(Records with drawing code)
▶
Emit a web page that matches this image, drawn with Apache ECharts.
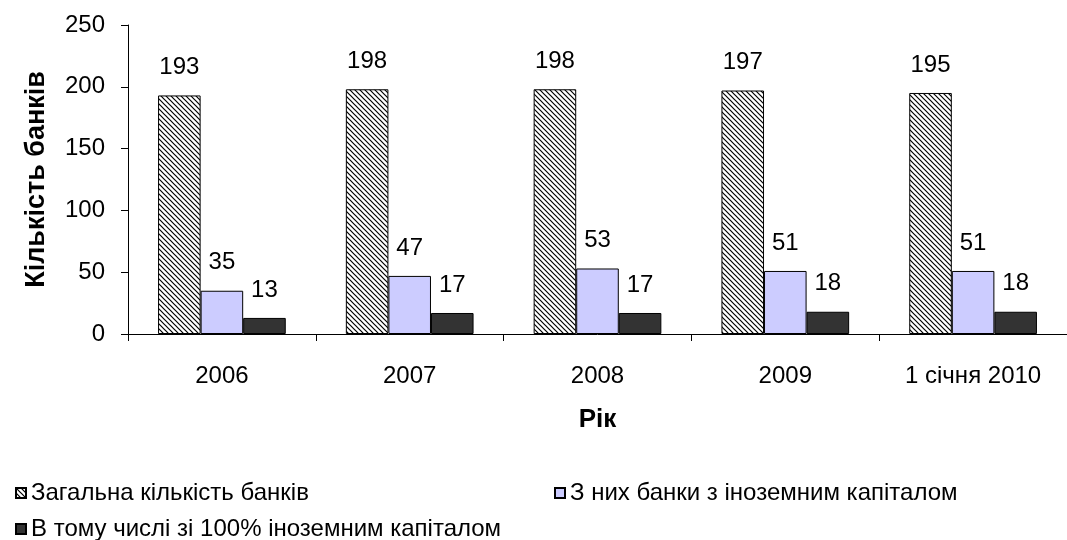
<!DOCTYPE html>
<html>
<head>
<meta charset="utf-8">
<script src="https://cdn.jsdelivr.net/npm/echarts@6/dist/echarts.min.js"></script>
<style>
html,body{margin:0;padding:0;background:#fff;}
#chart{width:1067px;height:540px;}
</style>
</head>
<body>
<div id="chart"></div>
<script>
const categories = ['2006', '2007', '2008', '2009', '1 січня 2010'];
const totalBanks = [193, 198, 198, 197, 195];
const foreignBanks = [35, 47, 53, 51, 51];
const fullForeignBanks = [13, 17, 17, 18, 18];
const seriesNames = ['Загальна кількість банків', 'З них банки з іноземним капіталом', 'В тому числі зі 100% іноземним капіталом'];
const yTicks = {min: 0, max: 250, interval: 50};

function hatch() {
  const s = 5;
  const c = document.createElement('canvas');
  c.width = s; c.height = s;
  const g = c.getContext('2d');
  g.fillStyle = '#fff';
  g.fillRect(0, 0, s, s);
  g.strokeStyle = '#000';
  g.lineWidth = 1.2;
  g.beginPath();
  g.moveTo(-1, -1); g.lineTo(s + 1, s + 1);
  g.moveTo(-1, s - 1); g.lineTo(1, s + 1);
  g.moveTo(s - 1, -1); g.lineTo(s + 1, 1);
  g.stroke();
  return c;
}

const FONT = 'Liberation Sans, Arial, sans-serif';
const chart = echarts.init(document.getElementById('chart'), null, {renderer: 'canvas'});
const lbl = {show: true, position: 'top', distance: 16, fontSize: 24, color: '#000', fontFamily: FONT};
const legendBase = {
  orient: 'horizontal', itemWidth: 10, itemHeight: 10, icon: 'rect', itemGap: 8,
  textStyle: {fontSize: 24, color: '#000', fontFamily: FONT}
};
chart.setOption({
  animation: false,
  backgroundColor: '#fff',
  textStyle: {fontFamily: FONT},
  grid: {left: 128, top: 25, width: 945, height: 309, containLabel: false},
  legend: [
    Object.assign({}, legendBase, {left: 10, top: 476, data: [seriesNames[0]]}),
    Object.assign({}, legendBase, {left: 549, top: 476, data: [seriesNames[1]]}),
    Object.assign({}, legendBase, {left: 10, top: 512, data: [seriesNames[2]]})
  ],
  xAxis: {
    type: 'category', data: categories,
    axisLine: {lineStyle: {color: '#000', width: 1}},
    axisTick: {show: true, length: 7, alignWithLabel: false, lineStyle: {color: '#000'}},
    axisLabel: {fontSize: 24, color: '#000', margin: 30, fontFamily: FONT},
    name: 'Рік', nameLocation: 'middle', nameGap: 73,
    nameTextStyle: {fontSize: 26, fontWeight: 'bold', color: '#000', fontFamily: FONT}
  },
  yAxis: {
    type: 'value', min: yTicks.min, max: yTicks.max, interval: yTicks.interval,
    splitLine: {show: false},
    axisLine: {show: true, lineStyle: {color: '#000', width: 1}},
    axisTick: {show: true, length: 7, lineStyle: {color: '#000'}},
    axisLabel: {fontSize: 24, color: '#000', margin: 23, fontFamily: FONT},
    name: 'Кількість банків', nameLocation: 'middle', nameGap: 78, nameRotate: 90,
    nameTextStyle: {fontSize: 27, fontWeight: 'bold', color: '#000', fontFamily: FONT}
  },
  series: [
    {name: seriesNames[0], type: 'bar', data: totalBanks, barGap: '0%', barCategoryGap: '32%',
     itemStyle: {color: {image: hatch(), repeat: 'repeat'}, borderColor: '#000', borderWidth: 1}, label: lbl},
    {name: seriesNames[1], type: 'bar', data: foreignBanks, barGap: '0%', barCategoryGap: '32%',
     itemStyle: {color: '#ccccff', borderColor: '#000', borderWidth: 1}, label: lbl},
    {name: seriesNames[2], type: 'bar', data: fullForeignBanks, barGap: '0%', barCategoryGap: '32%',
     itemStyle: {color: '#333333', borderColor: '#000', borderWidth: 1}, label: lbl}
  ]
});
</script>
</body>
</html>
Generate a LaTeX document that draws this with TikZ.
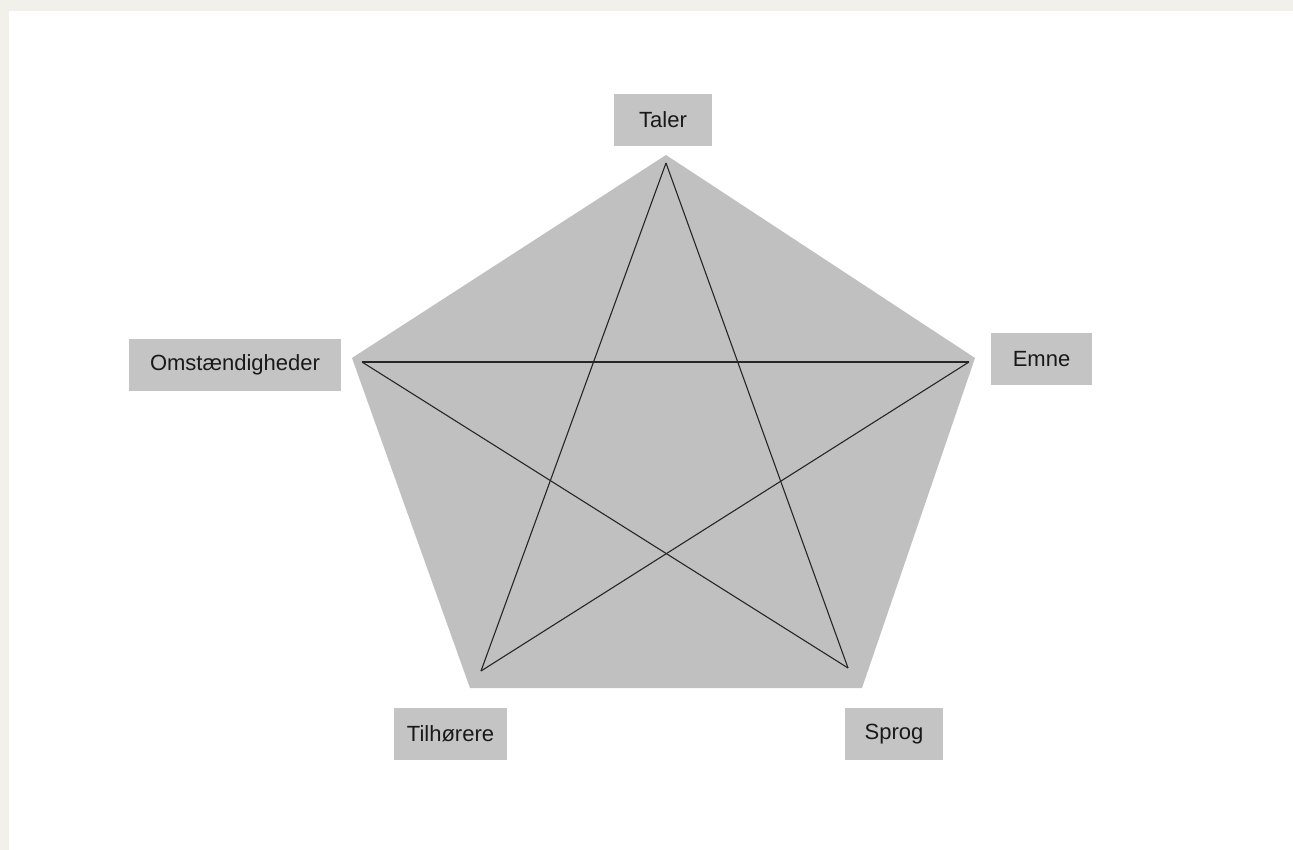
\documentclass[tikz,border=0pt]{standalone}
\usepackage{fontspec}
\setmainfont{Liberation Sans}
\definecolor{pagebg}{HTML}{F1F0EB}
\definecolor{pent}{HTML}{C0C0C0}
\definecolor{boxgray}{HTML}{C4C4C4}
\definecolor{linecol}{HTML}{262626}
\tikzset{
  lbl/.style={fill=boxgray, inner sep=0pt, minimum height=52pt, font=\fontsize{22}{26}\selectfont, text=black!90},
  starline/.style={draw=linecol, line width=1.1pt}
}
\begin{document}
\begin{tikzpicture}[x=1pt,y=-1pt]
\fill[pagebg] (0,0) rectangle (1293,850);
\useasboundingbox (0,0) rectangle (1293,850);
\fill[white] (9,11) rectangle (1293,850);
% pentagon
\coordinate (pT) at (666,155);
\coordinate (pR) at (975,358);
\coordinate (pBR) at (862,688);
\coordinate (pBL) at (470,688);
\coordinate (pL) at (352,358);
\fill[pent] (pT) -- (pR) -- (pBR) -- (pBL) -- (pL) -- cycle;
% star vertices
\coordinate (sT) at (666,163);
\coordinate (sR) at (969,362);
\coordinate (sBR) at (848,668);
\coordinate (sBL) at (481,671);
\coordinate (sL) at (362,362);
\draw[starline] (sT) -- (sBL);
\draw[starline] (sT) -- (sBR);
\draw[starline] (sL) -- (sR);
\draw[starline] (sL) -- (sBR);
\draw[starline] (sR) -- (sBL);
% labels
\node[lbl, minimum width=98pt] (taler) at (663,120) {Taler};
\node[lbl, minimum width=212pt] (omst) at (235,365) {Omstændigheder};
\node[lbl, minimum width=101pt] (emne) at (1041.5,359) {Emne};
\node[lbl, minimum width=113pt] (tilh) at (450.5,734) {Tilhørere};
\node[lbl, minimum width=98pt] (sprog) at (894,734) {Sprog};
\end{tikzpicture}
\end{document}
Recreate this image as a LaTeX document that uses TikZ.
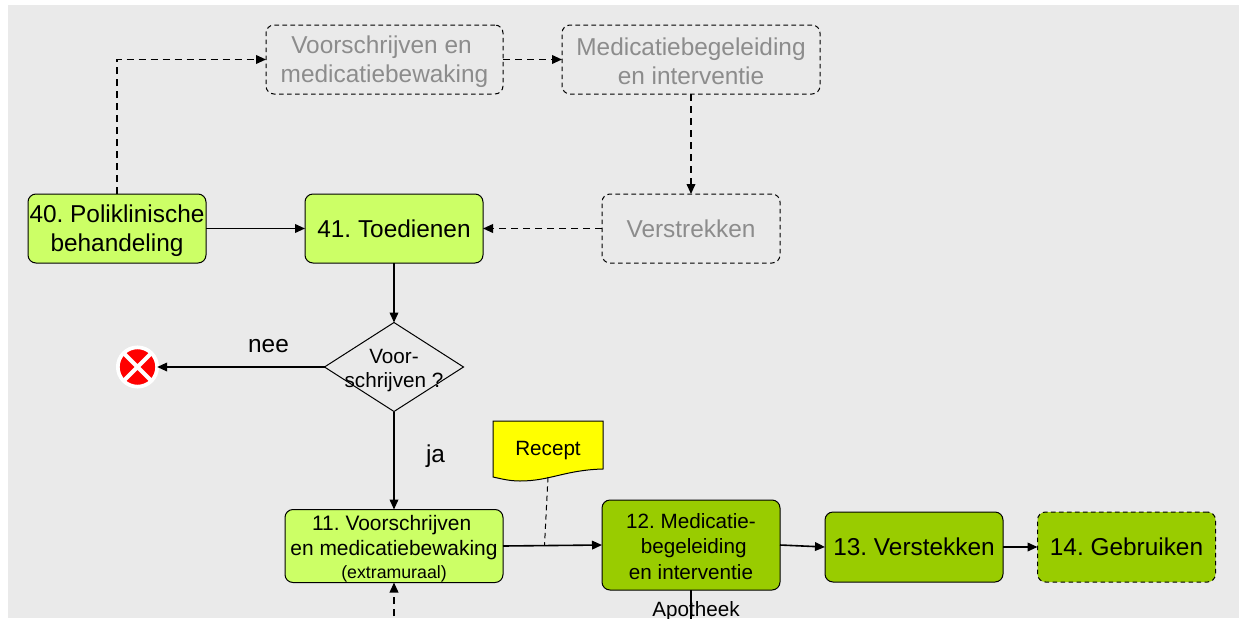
◀
* [STATED EXERCISE] Pictures are to be left out; the records above must be repeated word for word.

* [EXERCISE OUTPUT]
Emit a web page that matches this image, drawn with Apache ECharts.
<!DOCTYPE html>
<html>
<head>
<meta charset="utf-8">
<script src="https://cdn.jsdelivr.net/npm/echarts@6/dist/echarts.min.js"></script>
<style>
html,body{margin:0;padding:0;background:#fff;}
#chart{width:1067px;height:540px;}
</style>
</head>
<body>
<div id="chart"></div>
<script>
const categories = ['2006', '2007', '2008', '2009', '1 січня 2010'];
const totalBanks = [193, 198, 198, 197, 195];
const foreignBanks = [35, 47, 53, 51, 51];
const fullForeignBanks = [13, 17, 17, 18, 18];
const seriesNames = ['Загальна кількість банків', 'З них банки з іноземним капіталом', 'В тому числі зі 100% іноземним капіталом'];
const yTicks = {min: 0, max: 250, interval: 50};

function hatch() {
  const s = 5;
  const c = document.createElement('canvas');
  c.width = s; c.height = s;
  const g = c.getContext('2d');
  g.fillStyle = '#fff';
  g.fillRect(0, 0, s, s);
  g.strokeStyle = '#000';
  g.lineWidth = 1.2;
  g.beginPath();
  g.moveTo(-1, -1); g.lineTo(s + 1, s + 1);
  g.moveTo(-1, s - 1); g.lineTo(1, s + 1);
  g.moveTo(s - 1, -1); g.lineTo(s + 1, 1);
  g.stroke();
  return c;
}

const FONT = 'Liberation Sans, Arial, sans-serif';
const chart = echarts.init(document.getElementById('chart'), null, {renderer: 'canvas'});
const lbl = {show: true, position: 'top', distance: 16, fontSize: 24, color: '#000', fontFamily: FONT};
const legendBase = {
  orient: 'horizontal', itemWidth: 10, itemHeight: 10, icon: 'rect', itemGap: 8,
  textStyle: {fontSize: 24, color: '#000', fontFamily: FONT}
};
chart.setOption({
  animation: false,
  backgroundColor: '#fff',
  textStyle: {fontFamily: FONT},
  grid: {left: 128, top: 25, width: 945, height: 309, containLabel: false},
  legend: [
    Object.assign({}, legendBase, {left: 10, top: 476, data: [seriesNames[0]]}),
    Object.assign({}, legendBase, {left: 549, top: 476, data: [seriesNames[1]]}),
    Object.assign({}, legendBase, {left: 10, top: 512, data: [seriesNames[2]]})
  ],
  xAxis: {
    type: 'category', data: categories,
    axisLine: {lineStyle: {color: '#000', width: 1}},
    axisTick: {show: true, length: 7, alignWithLabel: false, lineStyle: {color: '#000'}},
    axisLabel: {fontSize: 24, color: '#000', margin: 30, fontFamily: FONT},
    name: 'Рік', nameLocation: 'middle', nameGap: 73,
    nameTextStyle: {fontSize: 26, fontWeight: 'bold', color: '#000', fontFamily: FONT}
  },
  yAxis: {
    type: 'value', min: yTicks.min, max: yTicks.max, interval: yTicks.interval,
    splitLine: {show: false},
    axisLine: {show: true, lineStyle: {color: '#000', width: 1}},
    axisTick: {show: true, length: 7, lineStyle: {color: '#000'}},
    axisLabel: {fontSize: 24, color: '#000', margin: 23, fontFamily: FONT},
    name: 'Кількість банків', nameLocation: 'middle', nameGap: 78, nameRotate: 90,
    nameTextStyle: {fontSize: 27, fontWeight: 'bold', color: '#000', fontFamily: FONT}
  },
  series: [
    {name: seriesNames[0], type: 'bar', data: totalBanks, barGap: '0%', barCategoryGap: '32%',
     itemStyle: {color: {image: hatch(), repeat: 'repeat'}, borderColor: '#000', borderWidth: 1}, label: lbl},
    {name: seriesNames[1], type: 'bar', data: foreignBanks, barGap: '0%', barCategoryGap: '32%',
     itemStyle: {color: '#ccccff', borderColor: '#000', borderWidth: 1}, label: lbl},
    {name: seriesNames[2], type: 'bar', data: fullForeignBanks, barGap: '0%', barCategoryGap: '32%',
     itemStyle: {color: '#333333', borderColor: '#000', borderWidth: 1}, label: lbl}
  ]
});
</script>
</body>
</html>
Generate a LaTeX document that draws this with TikZ.
\documentclass[tikz,border=0pt]{standalone}
\usepackage{fontspec}
\setmainfont{Liberation Sans}
\definecolor{pagebg}{HTML}{F1F0EB}
\definecolor{pent}{HTML}{C0C0C0}
\definecolor{boxgray}{HTML}{C4C4C4}
\definecolor{linecol}{HTML}{262626}
\tikzset{
  lbl/.style={fill=boxgray, inner sep=0pt, minimum height=52pt, font=\fontsize{22}{26}\selectfont, text=black!90},
  starline/.style={draw=linecol, line width=1.1pt}
}
\begin{document}
\begin{tikzpicture}[x=1pt,y=-1pt]
\fill[pagebg] (0,0) rectangle (1293,850);
\useasboundingbox (0,0) rectangle (1293,850);
\fill[white] (9,11) rectangle (1293,850);
% pentagon
\coordinate (pT) at (666,155);
\coordinate (pR) at (975,358);
\coordinate (pBR) at (862,688);
\coordinate (pBL) at (470,688);
\coordinate (pL) at (352,358);
\fill[pent] (pT) -- (pR) -- (pBR) -- (pBL) -- (pL) -- cycle;
% star vertices
\coordinate (sT) at (666,163);
\coordinate (sR) at (969,362);
\coordinate (sBR) at (848,668);
\coordinate (sBL) at (481,671);
\coordinate (sL) at (362,362);
\draw[starline] (sT) -- (sBL);
\draw[starline] (sT) -- (sBR);
\draw[starline] (sL) -- (sR);
\draw[starline] (sL) -- (sBR);
\draw[starline] (sR) -- (sBL);
% labels
\node[lbl, minimum width=98pt] (taler) at (663,120) {Taler};
\node[lbl, minimum width=212pt] (omst) at (235,365) {Omstændigheder};
\node[lbl, minimum width=101pt] (emne) at (1041.5,359) {Emne};
\node[lbl, minimum width=113pt] (tilh) at (450.5,734) {Tilhørere};
\node[lbl, minimum width=98pt] (sprog) at (894,734) {Sprog};
\end{tikzpicture}
\end{document}
Recreate this image as a LaTeX document that uses TikZ.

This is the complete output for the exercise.